What Does the Scale Show When an Elevator Accelerates Upward?

[Mohammed17]

A woman stands on a scale in a moving elevator. Her mass is 60.0 kg, and the combined mass of the elevator and scale is an additional 815 kg. Starting from rest, the elevator accelerates upward. During the acceleration, the hoisting cable applies a force of 9410 N. What does the scale read during the acceleration?

Mass of woman: 60 kg

Mass of elevator and scale: 815 kg

Starting from rest means Vo = 0 m/s

Force applied is 9410 Newtons in the positive y direction (making up positive y and down negative y)

g = -9.8 m/s^2



Sigma Fy = m*a


Solution:

Two forces acting on the elevator:

Force of gravity against the force of the tension in the cable.

Therefore:

Sigma Fy = m*a
Force of cable on the elevator + Force of gravity = (mass of the woman + mass of the elevator + mass of the scale)*Acceleration of the elevator

We have everything except acceleration of the elevator therefore we can solve for that.

9410 N + (mass of elevator + mass of woman + mass of scale)*(-9.8 m/s^2) = (mass of elevator + mass of woman + mass of scale) * a

9410 N + (815 kg + 60 kg)* (-9.8 m/s^2) = (815 kg + 60 kg)*a
9410 N + (-8575 N) = 875*a
835 N = 875 kg*a
835 N / 875 kg = a
a = 0.95 m/s^2 upwards

Before I solve for the scale's readings, I will assume that it will read a larger mass since it went from rest to an acceleration. The scale will read:
Force felt by the scale = (m)*(acceleration of elevator)
835 N = (m) * ( 0.95)
835/0.95 = m
m = 878.9 kg
Now subtract 815 from it.
878.9 - 815 = 63.9 kg


Is this correct?

- Mohammed.

 

[TSny]

g = -9.8 m/s^2Sigma Fy = m*a
Force of cable on the elevator + Force of gravity = (mass of the woman + mass of the elevator + mass of the scale)*Acceleration of the elevator

We have everything except acceleration of the elevator therefore we can solve for that.

9410 N + (mass of elevator + mass of woman + mass of scale)*(-9.8 m/s^2) = (mass of elevator + mass of woman + mass of scale) * a

9410 N + (815 kg + 60 kg)* (-9.8 m/s^2) = (815 kg + 60 kg)*a
9410 N + (-8575 N) = 875*a
835 N = 875 kg*a
835 N / 875 kg = a
a = 0.95 m/s^2 upwards

This looks OK. However, most textbooks use the symbol ##g## to represent the magnitude of the acceleration due to gravity. Thus, most books take the value of ##g## at the surface of the Earth to be 9.8 m/s² and not -9.8 m/s². In this case, if positive direction for ##y## is upward, then the equation ##\sum F_y = M_{\rm sys} \, a_y## would be set up as ##F_{\rm applied} - M_{\rm sys} \, g = M_{\rm sys} \,a##. Here, ##g## is a positive number and the minus sign is indicating that the direction of the force due to gravity is downward.

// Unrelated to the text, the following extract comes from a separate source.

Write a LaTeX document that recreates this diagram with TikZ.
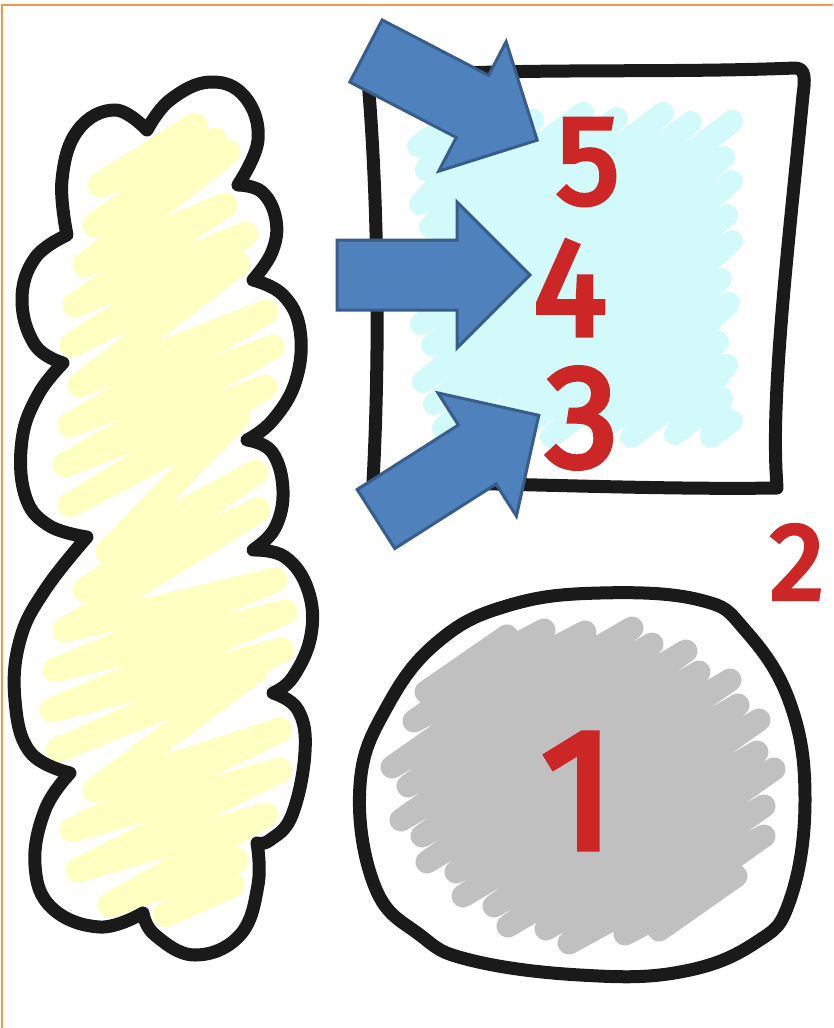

Before I solve for the scale's readings, I will assume that it will read a larger mass since it went from rest to an acceleration. The scale will read:
Force felt by the scale = (m)*(acceleration of elevator)
835 N = (m) * ( 0.95)
835/0.95 = m
m = 878.9 kg
Now subtract 815 from it.
878.9 - 815 = 63.9 kg Is this correct?

- Mohammed.

This part is incorrect. It is not correct to say
Force felt by the scale = (m)*(acceleration of elevator)

The hint for this part is to apply ##\sum F_y = m a_y## to just the person. ##\sum F_y## will include the force of gravity on the person and the normal force that the scale exerts on the person. The normal force that the scale exerts on the person can then be determined.

What does Newton's 3rd law say about the relation between the force that the scale exerts on the person and the force that the person exerts on the scale?

What is the relation between the force that the person exerts on the scale and the reading of the scale?

The problem statement does not tell us if the scale is calibrated in Newtons or kg.